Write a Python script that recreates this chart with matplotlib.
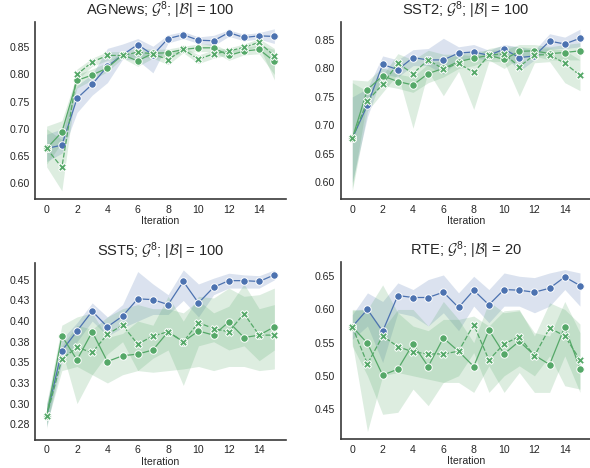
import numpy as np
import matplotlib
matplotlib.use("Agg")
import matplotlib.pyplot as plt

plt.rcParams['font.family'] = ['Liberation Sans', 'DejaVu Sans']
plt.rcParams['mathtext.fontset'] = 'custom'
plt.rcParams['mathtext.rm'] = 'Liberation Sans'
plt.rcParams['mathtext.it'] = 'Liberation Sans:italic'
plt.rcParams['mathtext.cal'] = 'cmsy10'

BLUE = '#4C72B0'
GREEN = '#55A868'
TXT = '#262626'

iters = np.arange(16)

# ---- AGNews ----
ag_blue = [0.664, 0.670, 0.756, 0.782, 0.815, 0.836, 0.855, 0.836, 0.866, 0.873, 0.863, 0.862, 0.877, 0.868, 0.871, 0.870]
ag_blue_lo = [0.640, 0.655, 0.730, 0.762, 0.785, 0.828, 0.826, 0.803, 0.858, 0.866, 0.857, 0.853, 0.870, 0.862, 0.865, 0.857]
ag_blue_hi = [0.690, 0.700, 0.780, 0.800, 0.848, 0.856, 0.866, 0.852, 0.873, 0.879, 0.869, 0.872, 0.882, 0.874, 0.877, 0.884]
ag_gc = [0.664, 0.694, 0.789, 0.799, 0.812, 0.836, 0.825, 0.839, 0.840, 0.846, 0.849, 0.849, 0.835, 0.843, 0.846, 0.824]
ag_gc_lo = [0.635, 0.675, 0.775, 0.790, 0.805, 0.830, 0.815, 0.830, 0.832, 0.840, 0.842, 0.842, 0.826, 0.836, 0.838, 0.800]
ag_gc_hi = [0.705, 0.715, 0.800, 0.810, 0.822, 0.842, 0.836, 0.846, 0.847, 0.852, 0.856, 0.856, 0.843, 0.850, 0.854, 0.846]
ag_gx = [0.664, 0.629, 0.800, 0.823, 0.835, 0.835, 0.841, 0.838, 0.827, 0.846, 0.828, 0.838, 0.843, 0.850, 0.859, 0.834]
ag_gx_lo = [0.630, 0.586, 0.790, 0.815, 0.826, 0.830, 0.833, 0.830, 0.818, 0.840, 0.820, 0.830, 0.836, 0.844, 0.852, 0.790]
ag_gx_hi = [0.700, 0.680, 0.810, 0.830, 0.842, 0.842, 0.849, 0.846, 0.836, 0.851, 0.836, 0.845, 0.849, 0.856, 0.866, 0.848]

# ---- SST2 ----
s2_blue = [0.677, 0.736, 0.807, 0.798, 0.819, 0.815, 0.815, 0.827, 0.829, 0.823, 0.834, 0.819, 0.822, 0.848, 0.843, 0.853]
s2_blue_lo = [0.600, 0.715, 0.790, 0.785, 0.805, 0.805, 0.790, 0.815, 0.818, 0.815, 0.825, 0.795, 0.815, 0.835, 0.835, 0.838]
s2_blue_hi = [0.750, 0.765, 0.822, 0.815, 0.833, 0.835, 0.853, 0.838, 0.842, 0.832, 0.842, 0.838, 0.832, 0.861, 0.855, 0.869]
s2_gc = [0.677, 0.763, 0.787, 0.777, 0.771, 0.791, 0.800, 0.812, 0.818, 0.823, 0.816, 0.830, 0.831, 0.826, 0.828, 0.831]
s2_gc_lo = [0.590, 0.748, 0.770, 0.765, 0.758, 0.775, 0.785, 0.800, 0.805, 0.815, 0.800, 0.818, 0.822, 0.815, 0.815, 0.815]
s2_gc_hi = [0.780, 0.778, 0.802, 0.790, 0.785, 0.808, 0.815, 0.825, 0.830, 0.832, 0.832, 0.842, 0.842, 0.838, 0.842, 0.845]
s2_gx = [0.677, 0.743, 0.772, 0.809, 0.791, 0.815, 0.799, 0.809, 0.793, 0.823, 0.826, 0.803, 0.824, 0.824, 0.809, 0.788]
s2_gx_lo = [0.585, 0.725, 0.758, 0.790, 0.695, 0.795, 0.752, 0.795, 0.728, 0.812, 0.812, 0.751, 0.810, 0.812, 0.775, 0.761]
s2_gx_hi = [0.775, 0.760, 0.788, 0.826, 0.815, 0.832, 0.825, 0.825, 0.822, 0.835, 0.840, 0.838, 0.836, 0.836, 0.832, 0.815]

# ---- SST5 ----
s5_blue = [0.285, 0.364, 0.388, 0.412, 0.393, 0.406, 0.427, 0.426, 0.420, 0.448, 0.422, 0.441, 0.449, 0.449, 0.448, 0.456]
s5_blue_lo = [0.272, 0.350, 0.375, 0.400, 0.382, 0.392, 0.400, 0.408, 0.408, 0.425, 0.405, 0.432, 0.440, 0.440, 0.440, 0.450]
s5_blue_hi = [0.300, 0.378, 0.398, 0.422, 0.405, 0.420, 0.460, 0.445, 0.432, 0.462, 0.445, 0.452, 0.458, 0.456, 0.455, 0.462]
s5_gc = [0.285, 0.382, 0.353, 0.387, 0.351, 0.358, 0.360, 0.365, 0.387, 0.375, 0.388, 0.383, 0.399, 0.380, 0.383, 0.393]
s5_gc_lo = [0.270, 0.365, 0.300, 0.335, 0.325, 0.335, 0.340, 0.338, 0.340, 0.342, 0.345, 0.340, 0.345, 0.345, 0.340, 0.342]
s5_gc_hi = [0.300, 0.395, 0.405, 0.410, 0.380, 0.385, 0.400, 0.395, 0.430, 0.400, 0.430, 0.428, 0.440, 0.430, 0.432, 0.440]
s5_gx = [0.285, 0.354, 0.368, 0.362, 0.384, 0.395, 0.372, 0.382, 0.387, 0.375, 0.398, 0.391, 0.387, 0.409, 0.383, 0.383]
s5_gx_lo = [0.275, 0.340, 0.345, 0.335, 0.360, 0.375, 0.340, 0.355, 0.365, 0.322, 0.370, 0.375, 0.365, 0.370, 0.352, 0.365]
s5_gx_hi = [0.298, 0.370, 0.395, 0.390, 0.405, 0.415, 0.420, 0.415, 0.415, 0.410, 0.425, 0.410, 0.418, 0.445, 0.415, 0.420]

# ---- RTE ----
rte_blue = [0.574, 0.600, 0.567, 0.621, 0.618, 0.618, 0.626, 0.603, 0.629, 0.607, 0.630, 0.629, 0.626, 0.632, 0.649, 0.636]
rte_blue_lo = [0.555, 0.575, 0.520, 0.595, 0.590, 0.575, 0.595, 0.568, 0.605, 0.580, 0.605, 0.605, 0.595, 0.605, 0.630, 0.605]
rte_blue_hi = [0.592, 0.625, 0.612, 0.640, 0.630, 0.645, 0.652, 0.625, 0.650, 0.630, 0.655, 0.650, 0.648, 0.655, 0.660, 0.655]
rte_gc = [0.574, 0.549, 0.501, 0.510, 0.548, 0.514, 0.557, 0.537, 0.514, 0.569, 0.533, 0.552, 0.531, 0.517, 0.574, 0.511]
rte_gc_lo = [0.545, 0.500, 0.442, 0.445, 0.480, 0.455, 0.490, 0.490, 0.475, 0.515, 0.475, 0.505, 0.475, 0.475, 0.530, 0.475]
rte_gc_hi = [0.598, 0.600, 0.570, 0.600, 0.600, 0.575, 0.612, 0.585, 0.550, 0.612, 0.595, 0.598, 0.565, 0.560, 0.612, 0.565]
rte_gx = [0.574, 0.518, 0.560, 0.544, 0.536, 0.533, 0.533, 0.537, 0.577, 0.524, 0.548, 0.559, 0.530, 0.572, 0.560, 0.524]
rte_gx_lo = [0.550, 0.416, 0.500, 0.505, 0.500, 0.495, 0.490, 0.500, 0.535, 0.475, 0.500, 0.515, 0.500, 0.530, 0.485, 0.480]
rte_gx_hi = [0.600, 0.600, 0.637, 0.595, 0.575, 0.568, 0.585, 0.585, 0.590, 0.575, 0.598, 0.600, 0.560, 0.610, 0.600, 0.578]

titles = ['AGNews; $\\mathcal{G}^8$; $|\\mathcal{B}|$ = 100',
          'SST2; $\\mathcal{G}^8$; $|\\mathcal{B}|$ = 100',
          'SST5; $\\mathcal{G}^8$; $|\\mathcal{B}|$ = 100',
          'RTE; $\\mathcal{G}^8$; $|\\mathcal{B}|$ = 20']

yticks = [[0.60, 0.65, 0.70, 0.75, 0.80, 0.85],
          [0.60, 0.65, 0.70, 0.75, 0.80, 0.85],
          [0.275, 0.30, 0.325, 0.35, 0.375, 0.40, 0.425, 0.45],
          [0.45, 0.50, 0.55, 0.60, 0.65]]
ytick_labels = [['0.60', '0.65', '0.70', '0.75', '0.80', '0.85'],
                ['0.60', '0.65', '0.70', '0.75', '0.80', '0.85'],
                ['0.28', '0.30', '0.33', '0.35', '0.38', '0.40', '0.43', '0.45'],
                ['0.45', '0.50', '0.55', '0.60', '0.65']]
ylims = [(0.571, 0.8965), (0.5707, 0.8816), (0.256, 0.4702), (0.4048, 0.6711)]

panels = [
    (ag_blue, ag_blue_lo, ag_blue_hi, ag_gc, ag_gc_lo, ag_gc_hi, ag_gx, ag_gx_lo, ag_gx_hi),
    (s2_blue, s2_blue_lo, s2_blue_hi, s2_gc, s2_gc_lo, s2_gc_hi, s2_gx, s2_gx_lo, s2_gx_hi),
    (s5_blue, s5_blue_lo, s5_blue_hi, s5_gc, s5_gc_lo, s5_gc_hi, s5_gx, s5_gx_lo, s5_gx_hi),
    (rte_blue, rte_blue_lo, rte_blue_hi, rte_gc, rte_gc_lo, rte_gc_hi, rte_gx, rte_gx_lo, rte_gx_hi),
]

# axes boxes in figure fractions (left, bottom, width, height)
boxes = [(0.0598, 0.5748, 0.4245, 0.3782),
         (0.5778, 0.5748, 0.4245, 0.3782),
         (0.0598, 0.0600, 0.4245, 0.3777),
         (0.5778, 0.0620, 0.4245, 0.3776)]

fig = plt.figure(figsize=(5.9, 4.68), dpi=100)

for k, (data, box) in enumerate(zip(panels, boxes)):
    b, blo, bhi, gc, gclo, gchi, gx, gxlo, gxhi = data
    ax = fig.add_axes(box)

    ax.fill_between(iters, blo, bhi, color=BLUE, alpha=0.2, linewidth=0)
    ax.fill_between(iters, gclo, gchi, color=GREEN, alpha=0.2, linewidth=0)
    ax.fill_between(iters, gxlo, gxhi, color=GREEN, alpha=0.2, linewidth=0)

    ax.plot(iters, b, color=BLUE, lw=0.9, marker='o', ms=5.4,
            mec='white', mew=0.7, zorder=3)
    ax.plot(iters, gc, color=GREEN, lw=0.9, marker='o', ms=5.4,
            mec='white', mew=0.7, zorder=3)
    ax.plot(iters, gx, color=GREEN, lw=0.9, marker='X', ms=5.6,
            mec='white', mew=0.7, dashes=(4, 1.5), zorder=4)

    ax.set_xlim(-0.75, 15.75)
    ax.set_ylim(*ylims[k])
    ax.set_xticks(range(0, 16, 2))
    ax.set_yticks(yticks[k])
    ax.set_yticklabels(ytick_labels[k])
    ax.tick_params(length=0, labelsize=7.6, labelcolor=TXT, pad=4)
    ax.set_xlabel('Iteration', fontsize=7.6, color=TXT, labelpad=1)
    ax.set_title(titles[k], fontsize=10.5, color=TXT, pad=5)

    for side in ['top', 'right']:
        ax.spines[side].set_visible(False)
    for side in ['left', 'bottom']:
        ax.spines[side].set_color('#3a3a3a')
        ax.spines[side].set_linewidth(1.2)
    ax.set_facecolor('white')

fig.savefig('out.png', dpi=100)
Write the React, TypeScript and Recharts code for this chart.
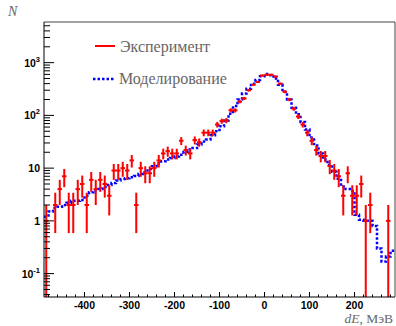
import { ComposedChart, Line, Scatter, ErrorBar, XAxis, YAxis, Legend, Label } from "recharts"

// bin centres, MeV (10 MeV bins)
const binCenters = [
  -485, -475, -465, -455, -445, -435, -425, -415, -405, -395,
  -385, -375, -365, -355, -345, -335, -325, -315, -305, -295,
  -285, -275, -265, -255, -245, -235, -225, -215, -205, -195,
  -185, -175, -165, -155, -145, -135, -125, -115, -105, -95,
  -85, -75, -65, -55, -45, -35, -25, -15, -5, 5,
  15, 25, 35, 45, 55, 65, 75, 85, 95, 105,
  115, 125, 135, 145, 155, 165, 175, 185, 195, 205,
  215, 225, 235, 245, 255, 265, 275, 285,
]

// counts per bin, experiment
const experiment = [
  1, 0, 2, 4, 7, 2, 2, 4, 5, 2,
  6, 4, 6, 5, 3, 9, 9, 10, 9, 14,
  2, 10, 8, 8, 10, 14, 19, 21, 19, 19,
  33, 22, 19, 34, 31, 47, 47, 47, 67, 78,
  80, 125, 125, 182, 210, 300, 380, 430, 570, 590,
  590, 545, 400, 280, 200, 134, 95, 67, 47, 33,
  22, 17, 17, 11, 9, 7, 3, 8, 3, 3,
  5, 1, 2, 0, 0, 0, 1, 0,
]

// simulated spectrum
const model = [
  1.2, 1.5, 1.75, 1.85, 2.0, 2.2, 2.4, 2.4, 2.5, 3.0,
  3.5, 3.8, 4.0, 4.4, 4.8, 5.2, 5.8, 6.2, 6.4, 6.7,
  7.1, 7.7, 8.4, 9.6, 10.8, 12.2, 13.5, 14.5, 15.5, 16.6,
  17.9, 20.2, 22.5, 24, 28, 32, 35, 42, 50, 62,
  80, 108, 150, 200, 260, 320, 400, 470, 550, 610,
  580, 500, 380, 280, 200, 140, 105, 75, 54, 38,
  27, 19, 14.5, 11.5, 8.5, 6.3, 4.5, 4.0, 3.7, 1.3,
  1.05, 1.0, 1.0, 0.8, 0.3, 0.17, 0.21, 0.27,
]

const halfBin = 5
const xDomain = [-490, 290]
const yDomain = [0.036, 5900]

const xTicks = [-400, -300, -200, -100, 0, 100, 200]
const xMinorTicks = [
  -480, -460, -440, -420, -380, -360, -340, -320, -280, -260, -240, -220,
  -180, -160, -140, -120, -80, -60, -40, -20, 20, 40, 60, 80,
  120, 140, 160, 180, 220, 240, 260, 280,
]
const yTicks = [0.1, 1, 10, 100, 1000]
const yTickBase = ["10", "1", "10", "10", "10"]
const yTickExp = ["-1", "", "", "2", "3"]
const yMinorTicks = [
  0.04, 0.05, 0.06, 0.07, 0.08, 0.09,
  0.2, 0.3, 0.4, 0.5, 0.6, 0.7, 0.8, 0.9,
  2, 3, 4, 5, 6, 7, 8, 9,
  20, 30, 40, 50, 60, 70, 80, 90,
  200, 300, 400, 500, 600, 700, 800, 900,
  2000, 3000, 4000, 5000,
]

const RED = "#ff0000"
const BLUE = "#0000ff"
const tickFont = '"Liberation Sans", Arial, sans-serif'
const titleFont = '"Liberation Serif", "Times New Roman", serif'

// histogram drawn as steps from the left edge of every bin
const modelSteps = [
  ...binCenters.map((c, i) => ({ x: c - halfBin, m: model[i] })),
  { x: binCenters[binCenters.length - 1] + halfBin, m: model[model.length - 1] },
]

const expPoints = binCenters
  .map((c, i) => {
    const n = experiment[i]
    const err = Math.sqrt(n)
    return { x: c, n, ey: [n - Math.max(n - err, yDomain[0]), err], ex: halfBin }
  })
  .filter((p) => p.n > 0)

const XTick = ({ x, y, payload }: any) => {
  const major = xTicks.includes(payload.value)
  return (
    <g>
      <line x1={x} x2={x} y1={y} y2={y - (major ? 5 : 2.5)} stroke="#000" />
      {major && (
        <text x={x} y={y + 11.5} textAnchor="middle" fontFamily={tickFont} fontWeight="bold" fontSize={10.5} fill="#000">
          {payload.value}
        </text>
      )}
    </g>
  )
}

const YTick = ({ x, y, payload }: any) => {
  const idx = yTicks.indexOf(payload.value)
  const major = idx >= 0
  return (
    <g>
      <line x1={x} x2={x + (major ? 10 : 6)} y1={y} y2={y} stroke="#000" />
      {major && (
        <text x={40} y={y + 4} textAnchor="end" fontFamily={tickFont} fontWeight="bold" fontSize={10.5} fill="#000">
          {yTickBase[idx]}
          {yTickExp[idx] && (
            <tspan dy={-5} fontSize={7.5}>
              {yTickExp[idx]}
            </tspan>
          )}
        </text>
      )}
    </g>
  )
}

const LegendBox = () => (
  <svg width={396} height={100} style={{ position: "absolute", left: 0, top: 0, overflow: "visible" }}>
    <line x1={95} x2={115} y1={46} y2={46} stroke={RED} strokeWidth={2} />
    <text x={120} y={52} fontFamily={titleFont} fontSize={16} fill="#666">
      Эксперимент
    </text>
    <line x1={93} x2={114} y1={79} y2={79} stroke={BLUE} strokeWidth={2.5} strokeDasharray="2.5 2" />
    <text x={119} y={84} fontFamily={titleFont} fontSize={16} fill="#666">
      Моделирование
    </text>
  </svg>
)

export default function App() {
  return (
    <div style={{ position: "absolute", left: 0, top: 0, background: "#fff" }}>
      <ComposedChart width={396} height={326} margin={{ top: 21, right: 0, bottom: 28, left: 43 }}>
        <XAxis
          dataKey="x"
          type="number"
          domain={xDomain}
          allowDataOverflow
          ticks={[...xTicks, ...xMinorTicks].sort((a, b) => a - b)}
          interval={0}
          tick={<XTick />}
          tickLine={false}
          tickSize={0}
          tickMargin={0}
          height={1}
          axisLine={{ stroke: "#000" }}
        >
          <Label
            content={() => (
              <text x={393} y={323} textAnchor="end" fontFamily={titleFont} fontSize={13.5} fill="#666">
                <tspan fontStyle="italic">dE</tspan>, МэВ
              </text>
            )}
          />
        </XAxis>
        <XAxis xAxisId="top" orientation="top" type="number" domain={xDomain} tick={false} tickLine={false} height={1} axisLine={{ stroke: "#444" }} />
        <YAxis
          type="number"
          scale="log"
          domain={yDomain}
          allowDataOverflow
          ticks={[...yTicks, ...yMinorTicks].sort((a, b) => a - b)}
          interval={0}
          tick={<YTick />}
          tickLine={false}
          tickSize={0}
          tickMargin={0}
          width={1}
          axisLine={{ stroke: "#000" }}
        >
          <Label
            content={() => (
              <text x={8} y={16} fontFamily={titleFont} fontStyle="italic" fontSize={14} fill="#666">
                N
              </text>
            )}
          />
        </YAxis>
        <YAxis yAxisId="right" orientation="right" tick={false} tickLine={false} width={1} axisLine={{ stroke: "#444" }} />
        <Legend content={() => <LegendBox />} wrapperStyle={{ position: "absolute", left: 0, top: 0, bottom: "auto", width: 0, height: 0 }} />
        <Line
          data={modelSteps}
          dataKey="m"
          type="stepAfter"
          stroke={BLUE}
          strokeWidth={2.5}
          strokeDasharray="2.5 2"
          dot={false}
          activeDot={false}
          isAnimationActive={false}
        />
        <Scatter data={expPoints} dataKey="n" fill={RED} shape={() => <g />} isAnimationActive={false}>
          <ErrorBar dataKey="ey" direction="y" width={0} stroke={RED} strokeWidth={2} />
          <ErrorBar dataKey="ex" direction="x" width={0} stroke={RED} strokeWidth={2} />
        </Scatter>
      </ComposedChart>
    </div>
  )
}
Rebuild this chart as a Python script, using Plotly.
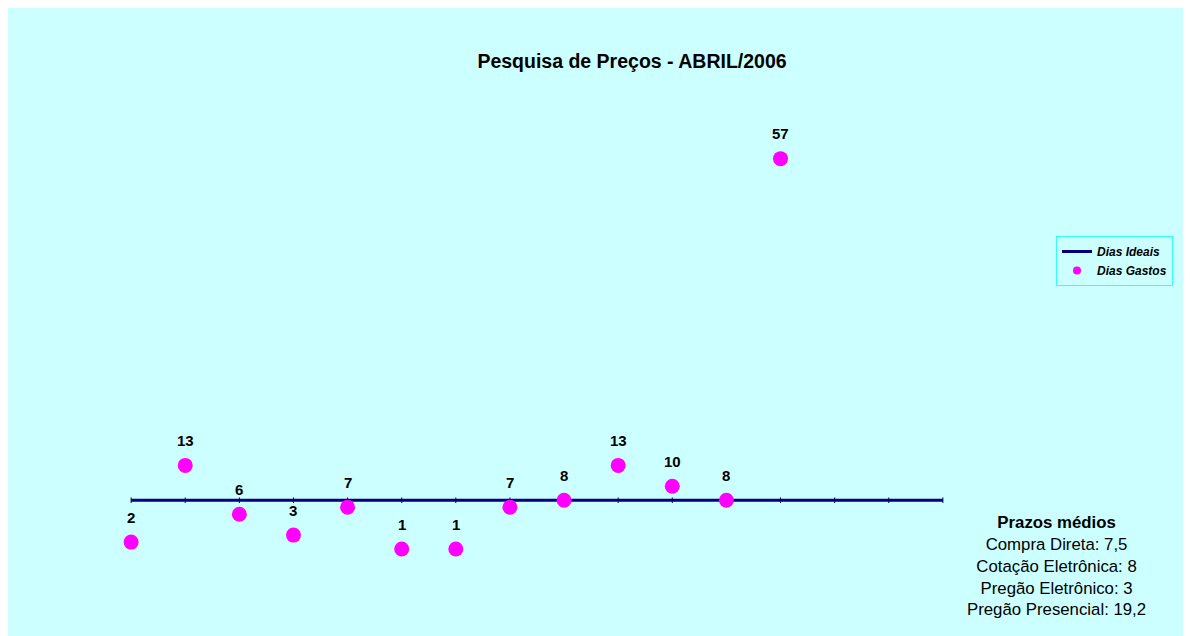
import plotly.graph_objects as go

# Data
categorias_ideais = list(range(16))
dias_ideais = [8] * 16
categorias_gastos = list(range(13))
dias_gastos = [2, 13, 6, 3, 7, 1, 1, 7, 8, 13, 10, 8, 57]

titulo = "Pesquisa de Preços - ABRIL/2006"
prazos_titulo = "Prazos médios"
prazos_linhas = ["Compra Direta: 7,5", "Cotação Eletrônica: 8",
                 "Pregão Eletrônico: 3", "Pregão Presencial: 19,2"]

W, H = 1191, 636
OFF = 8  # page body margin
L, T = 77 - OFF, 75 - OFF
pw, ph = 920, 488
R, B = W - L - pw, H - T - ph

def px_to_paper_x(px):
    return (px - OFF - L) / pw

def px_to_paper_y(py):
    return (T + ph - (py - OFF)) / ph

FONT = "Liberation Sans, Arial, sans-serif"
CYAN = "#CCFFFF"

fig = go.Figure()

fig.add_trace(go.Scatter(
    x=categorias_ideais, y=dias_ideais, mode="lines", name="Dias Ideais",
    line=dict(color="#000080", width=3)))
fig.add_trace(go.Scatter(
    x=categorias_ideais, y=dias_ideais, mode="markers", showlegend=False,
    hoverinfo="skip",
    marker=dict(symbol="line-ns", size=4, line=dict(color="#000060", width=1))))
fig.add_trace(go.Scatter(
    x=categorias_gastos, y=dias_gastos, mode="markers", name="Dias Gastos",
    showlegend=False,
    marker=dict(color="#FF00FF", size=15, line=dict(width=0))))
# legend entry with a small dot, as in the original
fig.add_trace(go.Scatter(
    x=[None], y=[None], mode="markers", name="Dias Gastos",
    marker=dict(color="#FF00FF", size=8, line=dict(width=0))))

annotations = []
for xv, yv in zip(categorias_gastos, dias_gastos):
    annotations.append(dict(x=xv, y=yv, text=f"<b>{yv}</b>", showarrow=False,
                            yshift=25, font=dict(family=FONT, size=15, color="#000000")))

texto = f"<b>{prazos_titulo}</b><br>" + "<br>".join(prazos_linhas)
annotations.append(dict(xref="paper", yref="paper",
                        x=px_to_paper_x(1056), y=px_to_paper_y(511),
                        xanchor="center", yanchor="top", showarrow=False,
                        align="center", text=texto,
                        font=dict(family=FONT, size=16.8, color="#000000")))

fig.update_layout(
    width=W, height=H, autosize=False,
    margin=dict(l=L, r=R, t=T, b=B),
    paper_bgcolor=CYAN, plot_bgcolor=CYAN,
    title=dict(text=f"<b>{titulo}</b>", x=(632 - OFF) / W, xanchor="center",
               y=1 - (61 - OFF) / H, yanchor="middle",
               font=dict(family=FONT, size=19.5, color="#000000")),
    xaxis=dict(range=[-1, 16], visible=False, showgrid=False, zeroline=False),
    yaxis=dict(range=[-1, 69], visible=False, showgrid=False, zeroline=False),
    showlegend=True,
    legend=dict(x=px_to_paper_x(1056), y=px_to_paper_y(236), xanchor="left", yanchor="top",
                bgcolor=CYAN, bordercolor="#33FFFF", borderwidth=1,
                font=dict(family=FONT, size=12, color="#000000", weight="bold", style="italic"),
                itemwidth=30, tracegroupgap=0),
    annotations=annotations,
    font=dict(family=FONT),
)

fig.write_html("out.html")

> _Exercise description_: Find the word "Python" in the material, then list each line that holds it.

> _Final result_:
Write a Python script that recreates this chart with matplotlib.
Rebuild this chart as a Python script, using Plotly.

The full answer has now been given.